Wait a minute—the herb-doctor's being dissed for being good with words? Well, yeah—he's too good with them. Like, politician-level good—which, as we all know, means that nothing he says can be trusted. Overall, Melville presents a complicated system of manhood in which there is both value and danger in being seen as smart and eloquent. Depending on who you're chatting up, brains can be a boon or, as this coon-hat wearing rustic argues, a sign that you've got no brawn. Even trickier is the fact that Pitch aligns the herb-doctor's talents with the ability to deceive, while the herb-doctor claims innocence and hopes to demonstrate this by keeping his cool—another "manly" trait in this text, but who's keeping track?.
"Hands off!" cried the bachelor, involuntarily covering dejection with moroseness.
"Hands off? that sort of label won't do in our Fair. Whoever in our Fair has fine feelings loves to feel the nap of fine cloth, especially when a fine fellow wears it."
"And who of my fine-fellow species may you be? From the Brazils, ain't you? Toucan fowl. Fine feathers on foul meat." (24, 1-3)
We learn in kindergarten that it's best to keep our hands to ourselves. Pitch really doesn't like it when Frank gets grabby with him—the familiarity is too much, and the text asks us to look at Pitch's "manly" discomfort against Frank's sensual appreciation of Pitch's clothing and body. Pitch responds to Frank's appreciation with disdain: he's not into Frank's "fancy" outfit, which makes him look like a painted bird, and he insults him with a pun on "fowl" by calling Frank's clothes "fine feathers on foul meat." Why is Frank fowl (foul?) to Pitch? Is it because he doesn't ascribe to serious, plain, and rough stereotypes of masculinity?
Quote 9
"Ah, you are a talking man—what I call a wordy man. You talk, talk."
"And with submission, sir, what is the greatest judge, bishop or prophet, but a talking man? He talks, talks. It is the peculiar vocation of a teacher to talk. What's wisdom itself but table-talk? The best wisdom in this world, and the last spoken by its teacher, did it not literally and truly come in the form of table-talk?" (22, 89-90)

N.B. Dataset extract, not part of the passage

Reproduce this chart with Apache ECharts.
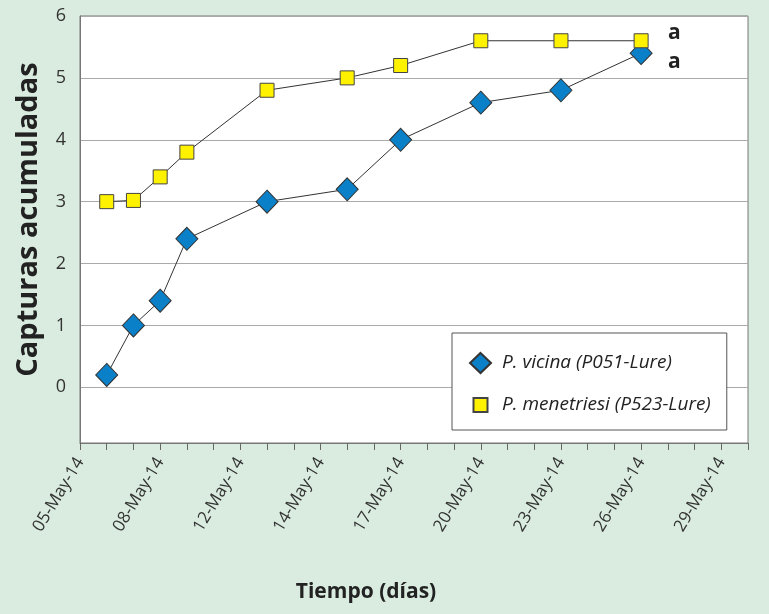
<!DOCTYPE html>
<html>
<head>
<meta charset="utf-8">
<script src="https://cdn.jsdelivr.net/npm/echarts@6/dist/echarts.min.js"></script>
<style>
  html, body { margin: 0; padding: 0; background: #d9ecdf; }
  #chart { width: 769px; height: 614px; }
</style>
</head>
<body>
<div id="chart"></div>
<script>
  // eje X: días desde 05-May-14, etiquetas cada 3 marcas
  var tickLabels = ['05-May-14', '08-May-14', '12-May-14', '14-May-14', '17-May-14',
                    '20-May-14', '23-May-14', '26-May-14', '29-May-14'];
  var sampleDays = [1, 2, 3, 4, 7, 10, 12, 15, 18, 21];

  // capturas acumuladas
  var vicina = [0.2, 1.0, 1.4, 2.4, 3.0, 3.2, 4.0, 4.6, 4.8, 5.4];
  var menetriesi = [3.0, 3.02, 3.4, 3.8, 4.8, 5.0, 5.2, 5.6, 5.6, 5.6];

  var seriesNames = ['P. vicina (P051-Lure)', 'P. menetriesi (P523-Lure)'];
  var groupLetters = ['a', 'a'];

  function pairs(ys) {
    var out = [];
    for (var i = 0; i < ys.length; i++) {
      out.push([sampleDays[i], ys[i]]);
    }
    return out;
  }

  var font = '"Open Sans", Lato, sans-serif';
  var myChart = echarts.init(document.getElementById('chart'));

  myChart.setOption({
    backgroundColor: '#d9ecdf',
    textStyle: { fontFamily: font },
    grid: {
      left: 80,
      top: 16,
      right: 21,
      bottom: 171,
      show: true,
      backgroundColor: '#fff',
      borderColor: '#777',
      borderWidth: 1
    },
    legend: {
      orient: 'vertical',
      left: 452,
      top: 333,
      backgroundColor: '#fff',
      borderColor: '#555',
      borderWidth: 1,
      padding: [19, 16, 14, 17],
      itemGap: 20,
      itemWidth: 21,
      itemHeight: 20,
      textStyle: {
        fontSize: 19, fontStyle: 'italic', color: '#222', fontFamily: font,
        padding: [0, 0, 0, 6]
      },
      data: [
        { name: seriesNames[0], icon: 'diamond' },
        // cuadrado algo más pequeño que el rombo, como en el original
        { name: seriesNames[1], icon: 'path://M0,0M21,20M3.5,3L17.5,3L17.5,17L3.5,17Z' }
      ]
    },
    xAxis: {
      type: 'value',
      min: 0,
      max: 25,
      interval: 1,
      name: 'Tiempo (días)',
      nameLocation: 'middle',
      nameGap: 139,
      nameTextStyle: {
        fontSize: 21, fontWeight: 'bold', color: '#222', fontFamily: font,
        padding: [0, 96, 0, 0]
      },
      axisLine: { onZero: false, lineStyle: { color: '#777', width: 1 } },
      axisTick: { show: true, length: 7, lineStyle: { color: '#666' } },
      splitLine: { show: false },
      axisLabel: {
        rotate: 59,
        margin: 16,
        fontSize: 17,
        color: '#333',
        showMaxLabel: true,
        formatter: function (v) {
          if (v % 3 === 0 && v / 3 < tickLabels.length) {
            return tickLabels[v / 3];
          }
          return '';
        }
      }
    },
    yAxis: {
      type: 'value',
      min: -0.9,
      max: 6,
      splitNumber: 7,
      name: 'Capturas acumuladas',
      nameLocation: 'middle',
      nameGap: 37,
      nameTextStyle: {
        fontSize: 29, fontWeight: 'bold', color: '#222', fontFamily: font,
        padding: [0, 0, 0, 20]
      },
      axisLine: { show: true, lineStyle: { color: '#777', width: 1 } },
      axisTick: { show: false },
      splitLine: { lineStyle: { color: '#aaa', width: 1 } },
      axisLabel: {
        fontSize: 18,
        color: '#333',
        margin: 14,
        formatter: function (v) {
          return v < 0 ? '' : String(Math.round(v));
        }
      }
    },
    series: [
      {
        name: seriesNames[0],
        type: 'line',
        data: pairs(vicina),
        symbol: 'diamond',
        symbolSize: [22, 23],
        lineStyle: { color: '#333', width: 1 },
        itemStyle: { color: '#0a80c8', borderColor: '#333', borderWidth: 1 },
        endLabel: {
          show: true,
          formatter: groupLetters[0],
          fontSize: 21,
          fontWeight: 'bold',
          color: '#222',
          offset: [19, 9]
        },
        z: 2
      },
      {
        name: seriesNames[1],
        type: 'line',
        data: pairs(menetriesi),
        symbol: 'rect',
        symbolSize: 14,
        lineStyle: { color: '#333', width: 1 },
        itemStyle: { color: '#fff200', borderColor: '#444', borderWidth: 1 },
        endLabel: {
          show: true,
          formatter: groupLetters[1],
          fontSize: 21,
          fontWeight: 'bold',
          color: '#222',
          offset: [19, -8]
        },
        z: 3
      }
    ]
  });
</script>
</body>
</html>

Pitch accuses the PIO man of being a talker. For Pitch, if you're talking up a storm, you're up to no good—but the PIO man turns things around on him…with talk…about talk. He's all, Remember oral tradition? Remember great philosophers? Remember basic education? Remember preachers? Heck, even the Bible is a record of what people said others said. Words have a lot of power, and the PIO man focuses on one of the biggies when he points to talking as teaching and learning.